Glastonbury (2006)
Director: Julien Temple
Movie review
From Time Out London
Like Glastonbury itself, Julien Temple’s engaged documentary-portrait of the 36-year-old festival is a chaotic and visceral experience of which it’s difficult to recall very many exact episodes. Nevertheless, after over two hours of this free-wheeling collage of bug-eyed students, violent hippies, drunk bands, disgruntled neighbours and nasty toilets, you’ll know that you’ve tasted the very essence of a strangely British phenonemon.Temple’s approach was to sift through over 1,400 hours of footage from various sources (including the 1971 film ‘Glastonbury Fayre’) and to shoot more of his own at the festival between 2002 and 2005. He then edited his selection into a frenetic cut-and-paste job that is free of voiceover, commentary or even titles to introduce interviewees. Such calculated vagueness works, and the lingering impression is of a messy and hedonistic free-for-all that captures both the busy history and incomparable atmosphere of the event.
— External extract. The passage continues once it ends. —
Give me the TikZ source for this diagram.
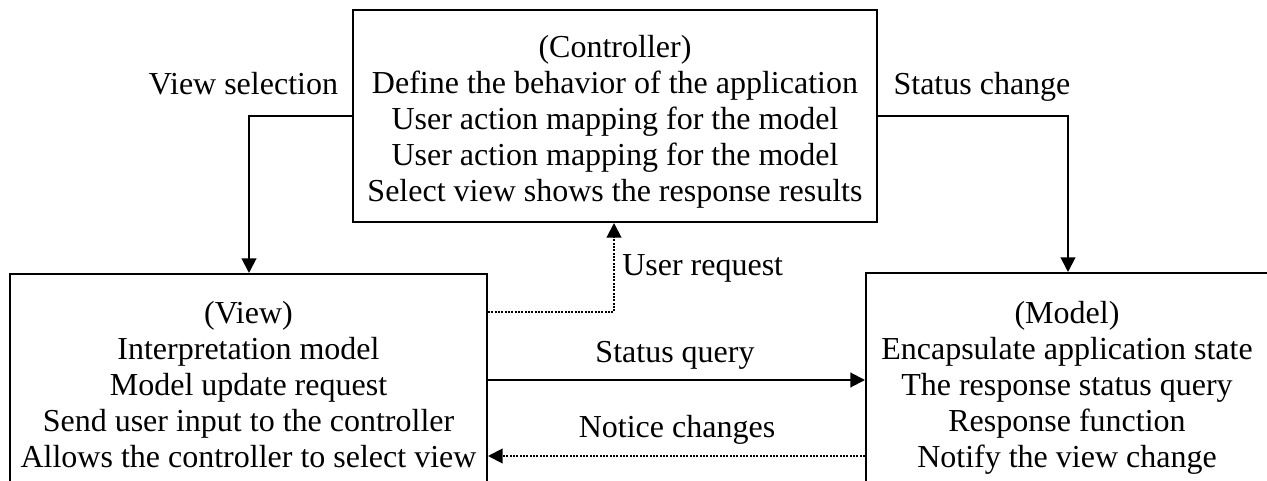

‘Glastonbury’ is neither concert movie nor linear history. Which is not to say there are no live performances (Blur, David Bowie, Velvet Underground, the Levellers, Björk, Morrissey and others all crop up), nor that various themes and arguments don’t emerge. In particular, by tracing the festival’s relationship with the traveller community, the film offers some insight into the history of dissent in late twentieth century Britain (the footage from the riots at Stonehenge in 1985 is especially captivating).
Although festival founder Michael Eavis commissioned the film himself, ‘Glastonbury’ still embraces the less attractive elements of its history – the erection of a mammoth perimeter-fence in 2002; the heavy-handedness of security guards; angry battles between travellers and Eavis – and deftly avoids misty-eyed mythologising. ‘The farm’s such a dead loss,’ argues a young Eavis when asked to explain his reasons for starting the festival. Glastonbury as pioneering and savvy capitalist diversification? This, and other contradictions, make ‘Glastonbury’ fascinating to watch.